MATERIAL FOR THIS TASK>
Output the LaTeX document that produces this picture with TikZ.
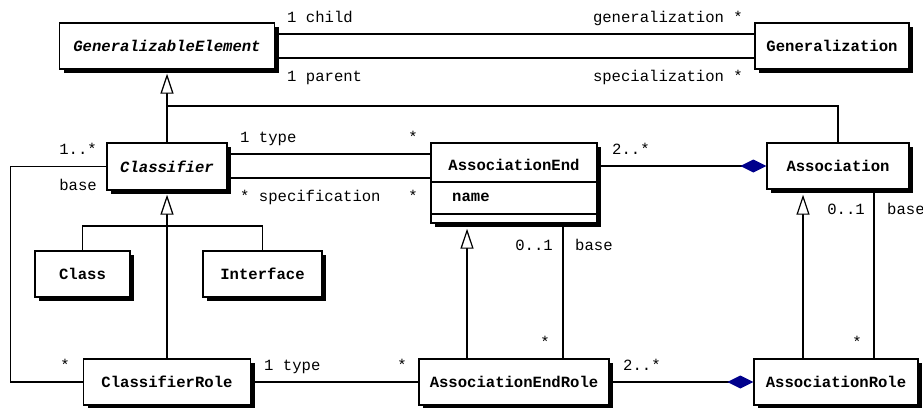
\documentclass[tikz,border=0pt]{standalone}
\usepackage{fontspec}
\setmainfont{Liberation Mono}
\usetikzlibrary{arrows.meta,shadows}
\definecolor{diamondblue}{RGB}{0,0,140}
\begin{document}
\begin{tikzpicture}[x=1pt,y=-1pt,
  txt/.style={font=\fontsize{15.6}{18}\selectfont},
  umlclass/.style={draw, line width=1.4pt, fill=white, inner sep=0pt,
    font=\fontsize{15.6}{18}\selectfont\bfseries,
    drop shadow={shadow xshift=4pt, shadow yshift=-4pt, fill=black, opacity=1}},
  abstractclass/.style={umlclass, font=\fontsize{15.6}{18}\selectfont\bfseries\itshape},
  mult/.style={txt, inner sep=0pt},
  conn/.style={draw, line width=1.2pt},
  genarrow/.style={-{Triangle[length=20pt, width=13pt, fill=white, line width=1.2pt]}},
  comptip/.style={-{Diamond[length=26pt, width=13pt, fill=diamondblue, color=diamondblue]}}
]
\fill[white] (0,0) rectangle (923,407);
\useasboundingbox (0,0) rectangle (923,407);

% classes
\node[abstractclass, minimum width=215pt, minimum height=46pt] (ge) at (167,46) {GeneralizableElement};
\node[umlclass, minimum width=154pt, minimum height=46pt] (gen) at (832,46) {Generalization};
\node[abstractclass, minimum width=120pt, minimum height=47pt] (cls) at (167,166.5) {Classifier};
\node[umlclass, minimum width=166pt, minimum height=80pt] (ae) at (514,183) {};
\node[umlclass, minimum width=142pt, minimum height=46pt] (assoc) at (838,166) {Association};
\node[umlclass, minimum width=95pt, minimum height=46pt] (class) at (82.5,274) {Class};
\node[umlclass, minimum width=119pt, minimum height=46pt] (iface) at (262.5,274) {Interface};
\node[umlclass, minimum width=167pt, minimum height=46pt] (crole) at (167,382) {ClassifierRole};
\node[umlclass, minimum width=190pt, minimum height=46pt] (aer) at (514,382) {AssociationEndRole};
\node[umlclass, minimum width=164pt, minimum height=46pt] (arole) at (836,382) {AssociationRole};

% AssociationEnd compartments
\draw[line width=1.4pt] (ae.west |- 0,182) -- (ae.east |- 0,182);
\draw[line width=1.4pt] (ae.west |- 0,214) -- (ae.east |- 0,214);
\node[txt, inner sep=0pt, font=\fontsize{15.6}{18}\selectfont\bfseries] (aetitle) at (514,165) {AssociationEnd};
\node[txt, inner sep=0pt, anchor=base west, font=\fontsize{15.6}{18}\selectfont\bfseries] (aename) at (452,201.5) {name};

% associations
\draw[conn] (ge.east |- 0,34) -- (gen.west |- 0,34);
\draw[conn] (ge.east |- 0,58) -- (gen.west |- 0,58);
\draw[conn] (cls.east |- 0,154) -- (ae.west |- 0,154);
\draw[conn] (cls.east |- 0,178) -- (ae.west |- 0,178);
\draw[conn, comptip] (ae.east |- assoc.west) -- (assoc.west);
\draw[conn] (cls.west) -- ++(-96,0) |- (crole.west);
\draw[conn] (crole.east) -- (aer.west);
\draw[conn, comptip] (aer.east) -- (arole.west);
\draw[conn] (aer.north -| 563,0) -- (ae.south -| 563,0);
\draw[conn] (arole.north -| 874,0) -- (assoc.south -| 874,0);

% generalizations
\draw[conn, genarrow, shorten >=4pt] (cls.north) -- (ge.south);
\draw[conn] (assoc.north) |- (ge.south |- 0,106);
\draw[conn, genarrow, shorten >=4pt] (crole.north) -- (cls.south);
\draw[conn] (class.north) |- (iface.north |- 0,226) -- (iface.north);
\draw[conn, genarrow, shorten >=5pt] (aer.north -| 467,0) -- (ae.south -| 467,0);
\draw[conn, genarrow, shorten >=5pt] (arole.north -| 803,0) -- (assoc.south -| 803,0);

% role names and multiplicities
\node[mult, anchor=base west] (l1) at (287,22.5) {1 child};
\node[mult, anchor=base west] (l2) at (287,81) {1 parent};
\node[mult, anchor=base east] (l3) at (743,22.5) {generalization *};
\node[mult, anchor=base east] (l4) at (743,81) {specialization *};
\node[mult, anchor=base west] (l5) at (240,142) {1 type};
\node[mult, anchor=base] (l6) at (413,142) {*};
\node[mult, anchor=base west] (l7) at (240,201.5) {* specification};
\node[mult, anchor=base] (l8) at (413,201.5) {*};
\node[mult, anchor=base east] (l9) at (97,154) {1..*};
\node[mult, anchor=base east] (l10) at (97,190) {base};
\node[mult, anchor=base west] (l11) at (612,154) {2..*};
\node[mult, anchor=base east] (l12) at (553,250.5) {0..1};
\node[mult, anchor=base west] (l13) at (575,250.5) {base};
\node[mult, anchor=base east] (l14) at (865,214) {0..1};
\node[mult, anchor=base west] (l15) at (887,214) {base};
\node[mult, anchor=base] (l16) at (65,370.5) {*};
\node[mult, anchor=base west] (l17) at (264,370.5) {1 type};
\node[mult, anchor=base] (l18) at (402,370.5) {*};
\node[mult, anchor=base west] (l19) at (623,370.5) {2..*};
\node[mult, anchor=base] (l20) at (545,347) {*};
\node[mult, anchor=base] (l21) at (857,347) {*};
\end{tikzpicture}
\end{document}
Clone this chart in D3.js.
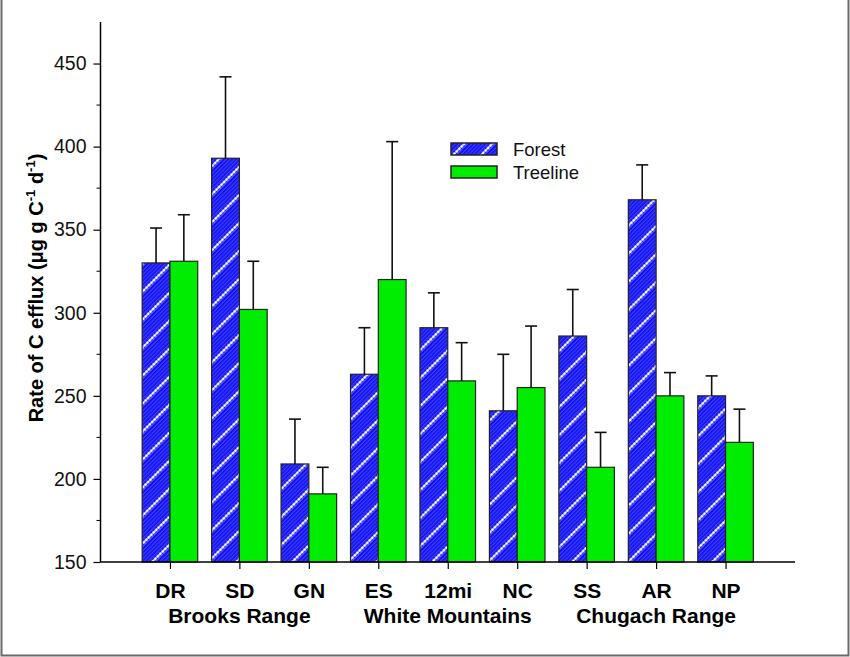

THE PROBLEM> Reproduce every line exactly and omit all pictures.

WRITTEN RESPONSE>
Output the LaTeX document that produces this picture with TikZ.
\documentclass[tikz,border=0pt]{standalone}
\usepackage{fontspec}
\setmainfont{Liberation Mono}
\usetikzlibrary{arrows.meta,shadows}
\definecolor{diamondblue}{RGB}{0,0,140}
\begin{document}
\begin{tikzpicture}[x=1pt,y=-1pt,
  txt/.style={font=\fontsize{15.6}{18}\selectfont},
  umlclass/.style={draw, line width=1.4pt, fill=white, inner sep=0pt,
    font=\fontsize{15.6}{18}\selectfont\bfseries,
    drop shadow={shadow xshift=4pt, shadow yshift=-4pt, fill=black, opacity=1}},
  abstractclass/.style={umlclass, font=\fontsize{15.6}{18}\selectfont\bfseries\itshape},
  mult/.style={txt, inner sep=0pt},
  conn/.style={draw, line width=1.2pt},
  genarrow/.style={-{Triangle[length=20pt, width=13pt, fill=white, line width=1.2pt]}},
  comptip/.style={-{Diamond[length=26pt, width=13pt, fill=diamondblue, color=diamondblue]}}
]
\fill[white] (0,0) rectangle (923,407);
\useasboundingbox (0,0) rectangle (923,407);

% classes
\node[abstractclass, minimum width=215pt, minimum height=46pt] (ge) at (167,46) {GeneralizableElement};
\node[umlclass, minimum width=154pt, minimum height=46pt] (gen) at (832,46) {Generalization};
\node[abstractclass, minimum width=120pt, minimum height=47pt] (cls) at (167,166.5) {Classifier};
\node[umlclass, minimum width=166pt, minimum height=80pt] (ae) at (514,183) {};
\node[umlclass, minimum width=142pt, minimum height=46pt] (assoc) at (838,166) {Association};
\node[umlclass, minimum width=95pt, minimum height=46pt] (class) at (82.5,274) {Class};
\node[umlclass, minimum width=119pt, minimum height=46pt] (iface) at (262.5,274) {Interface};
\node[umlclass, minimum width=167pt, minimum height=46pt] (crole) at (167,382) {ClassifierRole};
\node[umlclass, minimum width=190pt, minimum height=46pt] (aer) at (514,382) {AssociationEndRole};
\node[umlclass, minimum width=164pt, minimum height=46pt] (arole) at (836,382) {AssociationRole};

% AssociationEnd compartments
\draw[line width=1.4pt] (ae.west |- 0,182) -- (ae.east |- 0,182);
\draw[line width=1.4pt] (ae.west |- 0,214) -- (ae.east |- 0,214);
\node[txt, inner sep=0pt, font=\fontsize{15.6}{18}\selectfont\bfseries] (aetitle) at (514,165) {AssociationEnd};
\node[txt, inner sep=0pt, anchor=base west, font=\fontsize{15.6}{18}\selectfont\bfseries] (aename) at (452,201.5) {name};

% associations
\draw[conn] (ge.east |- 0,34) -- (gen.west |- 0,34);
\draw[conn] (ge.east |- 0,58) -- (gen.west |- 0,58);
\draw[conn] (cls.east |- 0,154) -- (ae.west |- 0,154);
\draw[conn] (cls.east |- 0,178) -- (ae.west |- 0,178);
\draw[conn, comptip] (ae.east |- assoc.west) -- (assoc.west);
\draw[conn] (cls.west) -- ++(-96,0) |- (crole.west);
\draw[conn] (crole.east) -- (aer.west);
\draw[conn, comptip] (aer.east) -- (arole.west);
\draw[conn] (aer.north -| 563,0) -- (ae.south -| 563,0);
\draw[conn] (arole.north -| 874,0) -- (assoc.south -| 874,0);

% generalizations
\draw[conn, genarrow, shorten >=4pt] (cls.north) -- (ge.south);
\draw[conn] (assoc.north) |- (ge.south |- 0,106);
\draw[conn, genarrow, shorten >=4pt] (crole.north) -- (cls.south);
\draw[conn] (class.north) |- (iface.north |- 0,226) -- (iface.north);
\draw[conn, genarrow, shorten >=5pt] (aer.north -| 467,0) -- (ae.south -| 467,0);
\draw[conn, genarrow, shorten >=5pt] (arole.north -| 803,0) -- (assoc.south -| 803,0);

% role names and multiplicities
\node[mult, anchor=base west] (l1) at (287,22.5) {1 child};
\node[mult, anchor=base west] (l2) at (287,81) {1 parent};
\node[mult, anchor=base east] (l3) at (743,22.5) {generalization *};
\node[mult, anchor=base east] (l4) at (743,81) {specialization *};
\node[mult, anchor=base west] (l5) at (240,142) {1 type};
\node[mult, anchor=base] (l6) at (413,142) {*};
\node[mult, anchor=base west] (l7) at (240,201.5) {* specification};
\node[mult, anchor=base] (l8) at (413,201.5) {*};
\node[mult, anchor=base east] (l9) at (97,154) {1..*};
\node[mult, anchor=base east] (l10) at (97,190) {base};
\node[mult, anchor=base west] (l11) at (612,154) {2..*};
\node[mult, anchor=base east] (l12) at (553,250.5) {0..1};
\node[mult, anchor=base west] (l13) at (575,250.5) {base};
\node[mult, anchor=base east] (l14) at (865,214) {0..1};
\node[mult, anchor=base west] (l15) at (887,214) {base};
\node[mult, anchor=base] (l16) at (65,370.5) {*};
\node[mult, anchor=base west] (l17) at (264,370.5) {1 type};
\node[mult, anchor=base] (l18) at (402,370.5) {*};
\node[mult, anchor=base west] (l19) at (623,370.5) {2..*};
\node[mult, anchor=base] (l20) at (545,347) {*};
\node[mult, anchor=base] (l21) at (857,347) {*};
\end{tikzpicture}
\end{document}
Clone this chart in D3.js.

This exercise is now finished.